When my parents divorced in the late 70s, the greatest loss was the connection between a father and his little girl. My dad had begun a new life of which I was rarely a part. It was some serious collateral damage and a grieving that endured throughout my childhood and into adult life. My mom made it very difficult for me to spend any time with him, and so I didn't very much.

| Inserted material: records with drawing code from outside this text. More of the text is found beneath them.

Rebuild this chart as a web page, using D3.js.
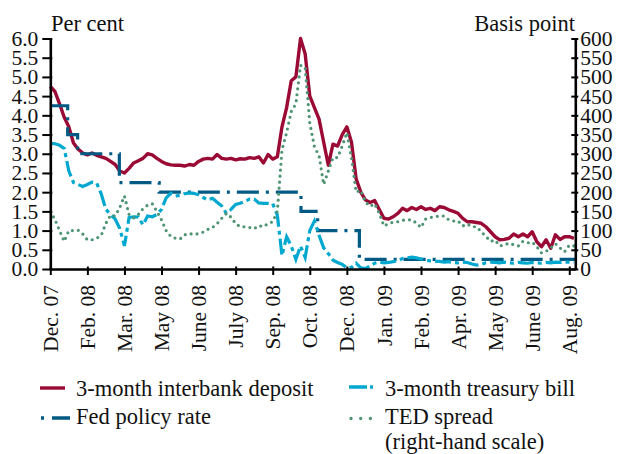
<!DOCTYPE html>
<html>
<head>
<meta charset="utf-8">
<script src="https://cdn.jsdelivr.net/npm/d3@7"></script>
<style>
  html, body { margin: 0; padding: 0; background: #fff; }
  svg { display: block; }
  svg text { font-family: "Liberation Serif", "Tinos", "Times New Roman", "DejaVu Serif", "Noto Serif", "FreeSerif", serif; }
  .axis path, .axis line { stroke: #000; }
  .axis text { font-size: 21.5px; fill: #111; }
</style>
</head>
<body>
<script>
// Observations are sampled every 1/8 of a tick interval (ticks every 8 samples)
const tickLabels = ["Dec. 07", "Feb. 08", "Mar. 08", "May 08", "June 08", "July 08", "Sep. 08",
    "Oct. 08", "Dec. 08", "Jan. 09", "Feb. 09", "Apr. 09", "May 09", "June 09", "Aug. 09"];

// 3-month interbank deposit, per cent
const interbank = [
    4.75, 4.62, 4.30, 3.95, 3.70, 3.28, 3.12, 3.02, 2.97, 3.02,
    2.96, 2.92, 2.88, 2.80, 2.72, 2.55, 2.50, 2.62, 2.76, 2.82,
    2.88, 3.00, 2.97, 2.88, 2.80, 2.74, 2.71, 2.70, 2.70, 2.68,
    2.72, 2.70, 2.80, 2.86, 2.88, 2.86, 2.98, 2.88, 2.86, 2.88,
    2.84, 2.87, 2.86, 2.90, 2.88, 2.92, 2.76, 2.98, 2.86, 2.92,
    3.70, 4.20, 4.90, 5.00, 6.00, 5.60, 4.50, 4.20, 3.90, 3.30,
    2.70, 3.25, 3.20, 3.50, 3.70, 3.30, 2.35, 2.00, 1.80, 1.73,
    1.78, 1.55, 1.32, 1.30, 1.36, 1.45, 1.58, 1.52, 1.60, 1.55,
    1.62, 1.55, 1.58, 1.52, 1.62, 1.60, 1.54, 1.50, 1.45, 1.32,
    1.23, 1.23, 1.21, 1.19, 1.10, 0.97, 0.84, 0.76, 0.77, 0.80,
    0.91, 0.84, 0.91, 0.84, 0.97, 0.71, 0.58, 0.76, 0.54, 0.89,
    0.77, 0.84, 0.84, 0.80
];

// 3-month treasury bill, per cent
const treasury = [
    3.27, 3.26, 3.22, 3.14, 2.55, 2.25, 2.20, 2.15, 2.20, 2.26,
    2.24, 1.95, 1.55, 1.42, 1.30, 1.05, 0.60, 1.34, 1.36, 1.35,
    1.15, 1.38, 1.36, 1.42, 1.55, 1.85, 1.97, 1.90, 1.92, 1.96,
    1.98, 1.97, 1.93, 1.86, 1.80, 1.84, 1.74, 1.64, 1.45, 1.55,
    1.68, 1.71, 1.76, 1.82, 1.82, 1.72, 1.71, 1.71, 1.70, 1.40,
    0.35, 0.84, 0.60, 0.25, 0.60, 0.30, 1.00, 1.25, 0.88, 0.55,
    0.40, 0.23, 0.17, 0.12, 0.03, 0.04, 0.15, 0.03, 0.01, 0.08,
    0.15, 0.18, 0.16, 0.17, 0.19, 0.22, 0.27, 0.29, 0.31, 0.29,
    0.26, 0.23, 0.21, 0.20, 0.20, 0.18, 0.19, 0.17, 0.16, 0.18,
    0.17, 0.13, 0.10, 0.12, 0.16, 0.18, 0.17, 0.16, 0.18, 0.16,
    0.15, 0.17, 0.16, 0.15, 0.17, 0.16, 0.15, 0.17, 0.16, 0.18,
    0.17, 0.18, 0.18, 0.18
];

// TED spread, basis points (right-hand scale)
const tedSpread = [
    149, 129, 100, 72, 100, 100, 101, 91, 76, 76,
    80, 88, 119, 140, 138, 160, 190, 142, 133, 142,
    157, 166, 170, 150, 128, 100, 85, 80, 78, 89,
    92, 90, 92, 96, 103, 108, 118, 132, 145, 135,
    118, 110, 110, 108, 105, 113, 110, 118, 123, 150,
    310, 355, 410, 430, 530, 525, 380, 318, 295, 220,
    255, 290, 290, 320, 355, 290, 200, 205, 175, 163,
    170, 145, 112, 118, 122, 123, 127, 128, 128, 120,
    108, 130, 134, 136, 138, 138, 128, 125, 125, 112,
    117, 110, 110, 97, 85, 72, 75, 60, 63, 67,
    63, 60, 72, 68, 70, 58, 42, 46, 55, 66,
    55, 45, 62, 60
];

// Fed policy rate: sample position of each change and the new rate
const fedChangeAt = [0, 3.75, 5.9, 14.9, 23.5, 54.1, 57.7, 66.7, 113.3];
const fedRate = [4.25, 3.5, 3.0, 2.25, 2.0, 1.5, 1.0, 0.25, 0.25];

const COLORS = {
    interbank: "#9b0a35",
    treasury: "#00a8cf",
    fed: "#005a84",
    ted: "#4e9473"
};

const W = 624, H = 454;
const svg = d3.select("body").append("svg")
    .attr("width", W)
    .attr("height", H)
    .attr("viewBox", `0 0 ${W} ${H}`);

svg.append("rect").attr("width", W).attr("height", H).attr("fill", "#fff");

const x = d3.scaleLinear().domain([0, 113.3]).range([50.3, 575.3]);
const y = d3.scaleLinear().domain([0, 6]).range([269, 38.5]);
const yRight = d3.scaleLinear().domain([0, 600]).range([269, 38.5]);

const lineLeft = d3.line().x((d, i) => x(i)).y(d => y(d));
const lineRight = d3.line().x((d, i) => x(i)).y(d => yRight(d));
const fedLine = d3.line()
    .x(d => x(d[0]))
    .y(d => y(d[1]))
    .curve(d3.curveStepAfter);

// series
const plot = svg.append("g");

plot.append("path")
    .datum(interbank)
    .attr("d", lineLeft)
    .attr("fill", "none")
    .attr("stroke", COLORS.interbank)
    .attr("stroke-width", 3.4)
    .attr("stroke-linejoin", "round");

plot.append("path")
    .datum(d3.zip(fedChangeAt, fedRate))
    .attr("d", fedLine)
    .attr("fill", "none")
    .attr("stroke", COLORS.fed)
    .attr("stroke-width", 3.2)
    .attr("stroke-dasharray", "22 7 3 7");

plot.append("path")
    .datum(treasury)
    .attr("d", lineLeft)
    .attr("fill", "none")
    .attr("stroke", COLORS.treasury)
    .attr("stroke-width", 3.2)
    .attr("stroke-dasharray", "16 4 4 4");

plot.append("path")
    .datum(tedSpread)
    .attr("d", lineRight)
    .attr("fill", "none")
    .attr("stroke", COLORS.ted)
    .attr("stroke-width", 3.2)
    .attr("stroke-linecap", "round")
    .attr("stroke-dasharray", "0 6");

// axes
const bottomAxis = svg.append("g")
    .attr("class", "axis")
    .attr("transform", `translate(0,${y(0)})`)
    .call(d3.axisBottom(x)
        .tickValues(d3.range(0, tickLabels.length * 8, 8))
        .tickFormat((d, i) => tickLabels[i])
        .tickSize(6)
        .tickSizeOuter(0));
bottomAxis.selectAll(".tick line").attr("y1", -2.5).attr("stroke-width", 2);
bottomAxis.selectAll(".tick text")
    .attr("transform", "rotate(-90)")
    .attr("text-anchor", "end")
    .attr("x", -16)
    .attr("y", 0)
    .attr("dy", "0.33em");

const leftAxis = svg.append("g")
    .attr("class", "axis")
    .attr("transform", `translate(${x(0)},0)`)
    .call(d3.axisLeft(y)
        .tickValues(d3.range(0, 6.01, 0.5))
        .tickFormat(d3.format(".1f"))
        .tickSize(8)
        .tickPadding(4)
        .tickSizeOuter(0));
leftAxis.selectAll(".tick line").attr("x1", 2).attr("stroke-width", 2);

const rightAxis = svg.append("g")
    .attr("class", "axis")
    .attr("transform", `translate(${x(113.3)},0)`)
    .call(d3.axisRight(yRight)
        .tickValues(d3.range(0, 601, 50))
        .tickSize(3)
        .tickPadding(2)
        .tickSizeOuter(0));
rightAxis.selectAll(".tick line").attr("x1", -4).attr("stroke-width", 2);

svg.selectAll(".axis").attr("font-family", null);
svg.selectAll(".axis .domain").attr("stroke-width", 2.6);

// axis titles
svg.append("text")
    .attr("x", 51).attr("y", 31)
    .attr("font-size", 22.5)
    .attr("fill", "#111")
    .text("Per cent");

svg.append("text")
    .attr("x", 575).attr("y", 31)
    .attr("text-anchor", "end")
    .attr("font-size", 22.5)
    .attr("fill", "#111")
    .text("Basis point");

// legend
const legend = svg.append("g").attr("font-size", 22.5).attr("fill", "#111");

function legendText(tx, ty, lines) {
    const t = legend.append("text").attr("x", tx).attr("y", ty);
    lines.forEach((s, i) => {
        t.append("tspan").attr("x", tx).attr("dy", i === 0 ? 0 : 25).text(s);
    });
}

function legendSample(x1, x2, ly, color, dash, cap) {
    legend.append("line")
        .attr("x1", x1).attr("x2", x2)
        .attr("y1", ly).attr("y2", ly)
        .attr("stroke", color)
        .attr("stroke-width", 3.4)
        .attr("stroke-dasharray", dash)
        .attr("stroke-linecap", cap);
}

legendSample(40, 65, 388, COLORS.interbank, null, "butt");
legendText(76, 396, ["3-month interbank deposit"]);

legendSample(41, 70, 418, COLORS.fed, "3 8 18", "butt");
legendText(76, 424, ["Fed policy rate"]);

legendSample(349, 373, 387, COLORS.treasury, "18 3 3", "butt");
legendText(385, 396, ["3-month treasury bill"]);

legendSample(351, 371, 418.5, COLORS.ted, "0 9.7", "round");
legendText(385, 424, ["TED spread", "(right-hand scale)"]);
</script>
</body>
</html>
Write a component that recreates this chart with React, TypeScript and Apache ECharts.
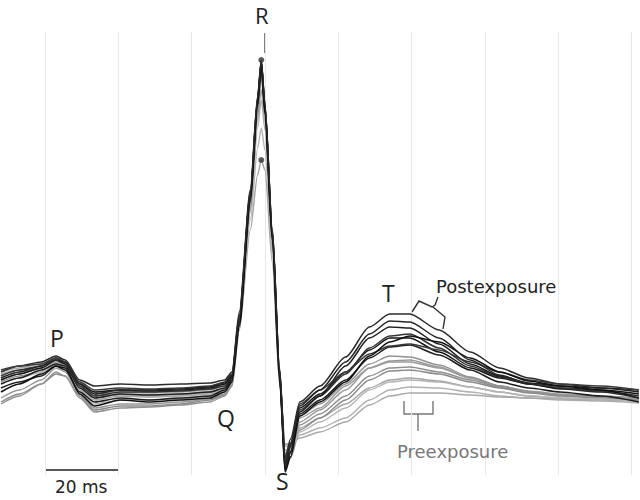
import React, { useEffect, useRef } from "react";
import * as echarts from "echarts";

// time axis (ms) shared by all beats
const timeMs = [-12, -7, -1, 3, 5.5, 9.5, 13.5, 20.5, 28.5, 37, 45, 49, 51, 53, 56, 58, 59, 60, 62, 64, 65.5, 67, 69.5, 75, 82, 88.5, 94, 99.5, 107.5, 116, 124, 132, 140.5, 151.5, 162];

// amplitude (µV) – postexposure beats
const postA = [30, 48, 66, 90, 78, 18, -6, 0, -3, 0, 6, 18, 42, 216, 585, 870, 984, 846, 474, 54, -216, -160, -54, -12, 54, 120, 156, 156, 114, 66, 36, 18, 6, 0, -12];
const postB = [54, 72, 84, 102, 90, 30, 12, 18, 15, 18, 21, 30, 54, 234, 600, 882, 990, 858, 486, 66, -204, -146, -36, 12, 99, 189, 228, 228, 180, 114, 66, 36, 18, 6, 0];
const postC = [6, 24, 42, 72, 60, -6, -36, -24, -30, -24, -18, 0, 30, 198, 570, 858, 978, 834, 456, 36, -234, -184, -72, -30, 30, 96, 129, 135, 105, 60, 24, 6, -6, -18, -36];
const postD = [42, 60, 72, 96, 84, 12, -18, -6, -6, -3, 3, 12, 36, 210, 582, 870, 984, 852, 468, 48, -225, -170, -60, -18, 48, 126, 162, 168, 126, 72, 39, 18, 6, -3, -18];
const postE = [18, 36, 60, 78, 72, 6, -24, -12, -15, -12, -6, 6, 36, 204, 576, 864, 978, 840, 462, 42, -240, -188, -66, -18, 72, 156, 189, 186, 138, 78, 42, 21, 12, 6, -6];
const postF = [60, 72, 78, 96, 84, 24, 0, 6, 3, 6, 12, 24, 48, 222, 588, 876, 984, 852, 480, 60, -210, -158, -42, 0, 54, 108, 132, 138, 120, 84, 54, 30, 18, 12, 0];
const postG = [-6, 18, 48, 72, 66, -12, -48, -30, -36, -30, -24, -6, 24, 192, 564, 852, 972, 828, 450, 30, -246, -200, -78, -36, 24, 102, 144, 162, 144, 96, 54, 27, 12, 0, -24];
const postH = [36, 54, 72, 90, 84, 18, -12, 0, 0, 3, 9, 21, 45, 222, 591, 876, 987, 855, 480, 60, -222, -164, -48, 0, 84, 168, 207, 204, 156, 90, 45, 18, 3, -6, -24];

// amplitude (µV) – preexposure beats
const preA = [24, 42, 54, 78, 72, 12, -18, -12, -15, -12, -6, 6, 30, 198, 555, 840, 954, 825, 450, 36, -180, -190, -105, -72, -18, 42, 66, 69, 54, 30, 9, -6, -15, -18, -24];
const preB = [48, 60, 72, 90, 78, 0, -30, -18, -21, -18, -12, 0, 24, 180, 480, 645, 690, 660, 384, 18, -162, -168, -114, -84, -42, 6, 30, 36, 27, 9, -6, -18, -24, -27, -33];
const preC = [-24, 0, 30, 66, 54, -12, -54, -42, -42, -36, -27, -12, 18, 192, 558, 846, 966, 834, 456, 30, -198, -186, -96, -60, 0, 66, 87, 90, 69, 36, 12, -6, -15, -21, -36];
const preD = [36, 54, 66, 84, 72, 6, -24, -15, -18, -15, -9, 3, 27, 192, 534, 786, 870, 780, 420, 24, -168, -174, -135, -114, -84, -30, 0, 9, 6, -6, -18, -24, -30, -33, -39];
const preE = [-36, -12, 18, 48, 42, -18, -60, -48, -48, -42, -30, -15, 12, 186, 552, 840, 960, 828, 450, 24, -204, -204, -120, -84, -30, 30, 57, 60, 48, 24, 6, -9, -18, -24, -30];
const preF = [54, 66, 78, 96, 84, 18, -12, -6, -9, -6, 0, 12, 36, 204, 546, 810, 900, 804, 432, 36, -162, -162, -144, -126, -96, -45, -18, -9, -9, -15, -21, -24, -27, -30, -33];
const preG = [30, 48, 66, 84, 78, 24, -6, 0, -6, -3, 3, 15, 39, 210, 570, 858, 972, 840, 462, 42, -192, -174, -84, -54, 12, 66, 84, 84, 66, 36, 12, -3, -12, -18, -27];
const preH = [18, 36, 54, 78, 66, -6, -42, -30, -30, -27, -18, -6, 21, 186, 510, 726, 786, 720, 402, 21, -180, -180, -126, -96, -54, 0, 24, 30, 24, 9, -6, -18, -24, -27, -36];
const preI = [-42, -18, 18, 54, 42, -24, -66, -54, -51, -45, -36, -18, 12, 180, 540, 822, 942, 816, 438, 18, -192, -168, -78, -42, 18, 78, 102, 99, 75, 39, 12, -6, -15, -21, -30];

const postTraces = [postA, postB, postC, postD, postE, postF, postG, postH];
const preTraces = [preA, preB, preC, preD, preE, preF, preG, preH, preI];

const gridTicksMs = [0, 20, 40, 60, 80, 100, 120, 140, 160];
const rPeakIndex = 16;

const postColors = ["#151515", "#2b2b2b", "#1c1c1c", "#333333", "#202020", "#3a3a3a", "#111111", "#262626"];
const preColors = ["#8e8e8e", "#a3a3a3", "#989898", "#b0b0b0", "#8a8a8a", "#a8a8a8", "#9c9c9c", "#b4b4b4", "#929292"];

const toPairs = (vals: number[]) => vals.map((v, i) => [timeMs[i], v]);

export default function App() {
  const ref = useRef<HTMLDivElement>(null);

  useEffect(() => {
    if (!ref.current) return;
    const chart = echarts.init(ref.current, undefined, { renderer: "svg" });

    const series: any[] = [];
    preTraces.forEach((t, i) => {
      series.push({
        type: "line",
        data: toPairs(t),
        showSymbol: false,
        smooth: 0.25,
        smoothMonotone: "x",
        lineStyle: { color: preColors[i % preColors.length], width: 1.4 },
        z: 3,
        silent: true,
        ...(i === 0
          ? {
              markLine: {
                silent: true,
                symbol: ["none", "none"],
                label: { show: false },
                lineStyle: { color: "#e8e8e8", width: 1, type: "solid" },
                data: gridTicksMs.map((x) => ({ xAxis: x })),
                z: 1,
              },
            }
          : {}),
      });
    });
    postTraces.forEach((t, i) => {
      series.push({
        type: "line",
        data: toPairs(t),
        showSymbol: false,
        smooth: 0.25,
        smoothMonotone: "x",
        lineStyle: { color: postColors[i % postColors.length], width: 1.5 },
        z: 4,
        silent: true,
      });
    });
    series.push({
      type: "scatter",
      data: [
        [timeMs[rPeakIndex], postB[rPeakIndex]],
        [timeMs[rPeakIndex], preB[rPeakIndex]],
      ],
      symbolSize: 6,
      itemStyle: { color: "#333" },
      z: 5,
      silent: true,
    });

    const labelFont = { fontFamily: "Open Sans", fontSize: 23, fill: "#222" };
    const noteFont = { fontFamily: "DejaVu Sans", fontSize: 18 };

    chart.setOption({
      animation: false,
      backgroundColor: "#ffffff",
      grid: { left: 0, right: 0, top: 32, bottom: 25 },
      xAxis: {
        type: "value",
        min: -12.27,
        max: 162.3,
        show: false,
        splitLine: { show: false },
      },
      yAxis: {
        type: "value",
        min: -255,
        max: 1074,
        show: false,
        splitLine: { show: false },
      },
      series,
      graphic: [
        { type: "text", left: 255, top: 4, z: 10, style: { text: "R", fontFamily: "Open Sans", fontSize: 22, fill: "#222" } },
        { type: "line", shape: { x1: 265, y1: 33, x2: 265, y2: 53 }, style: { stroke: "#555", lineWidth: 1.5 } },
        { type: "text", left: 50, top: 326, z: 10, style: { text: "P", ...labelFont } },
        { type: "text", left: 217, top: 406, z: 10, style: { text: "Q", ...labelFont } },
        { type: "text", left: 276, top: 469, z: 10, style: { text: "S", ...labelFont } },
        { type: "text", left: 382, top: 281, z: 10, style: { text: "T", ...labelFont } },
        { type: "text", left: 436, top: 277, z: 10, style: { text: "Postexposure", ...noteFont, fill: "#222" } },
        {
          type: "polyline",
          shape: { points: [[412, 312], [419, 301], [432, 307], [435, 305], [438, 297]] },
          style: { stroke: "#333", lineWidth: 1.4, fill: "none" },
        },
        {
          type: "polyline",
          shape: { points: [[433, 307], [445, 317], [443, 329]] },
          style: { stroke: "#333", lineWidth: 1.4, fill: "none" },
        },
        {
          type: "polyline",
          shape: { points: [[404, 401], [404, 414], [433, 414], [433, 401]] },
          style: { stroke: "#777", lineWidth: 1.4, fill: "none" },
        },
        { type: "line", shape: { x1: 418, y1: 414, x2: 418, y2: 431 }, style: { stroke: "#777", lineWidth: 1.4 } },
        { type: "text", left: 397, top: 442, z: 10, style: { text: "Preexposure", ...noteFont, fill: "#777" } },
        { type: "line", shape: { x1: 45, y1: 470, x2: 119, y2: 470 }, style: { stroke: "#222", lineWidth: 1.3 } },
        { type: "text", left: 55, top: 478, z: 10, style: { text: "20 ms", fontFamily: "DejaVu Sans", fontSize: 17, fill: "#222" } },
      ],
    });

    return () => chart.dispose();
  }, []);

  return (
    <div
      ref={ref}
      style={{ position: "fixed", left: 0, top: 0, width: 640, height: 500, background: "#fff" }}
    />
  );
}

A couple of years ago when the pieces of my life all came crumbling down around me, my dad was there. He sent money to help me afford a rental truck and gas, but that wasn't what was most important. He answered his phone - over and over and over again -whether it was a phone call or a text message. He was there for me. I never needed him so much in all of my life and he came through. He told me I was doing the right thing, to be strong, that he loved me. It meant everything to have this validation and support. The picture posted here is of my dad hugging me after my wedding to Gary. Before the ceremony was even over - my dad was on his feet and up to hug and congratulate us. He has worried all of these years about me - and I know how happy it makes him to see me safe and loved and happy after all this time. It gives me a lot of joy to see him so happy too as I've watched him go through a lot of changes in his own life in recent years.
Happy Father's Day Dad. I love you more than words. You are the best dad in the world, because you are mine.
My father gave me the greatest gift anyone could give another person, he believed in me.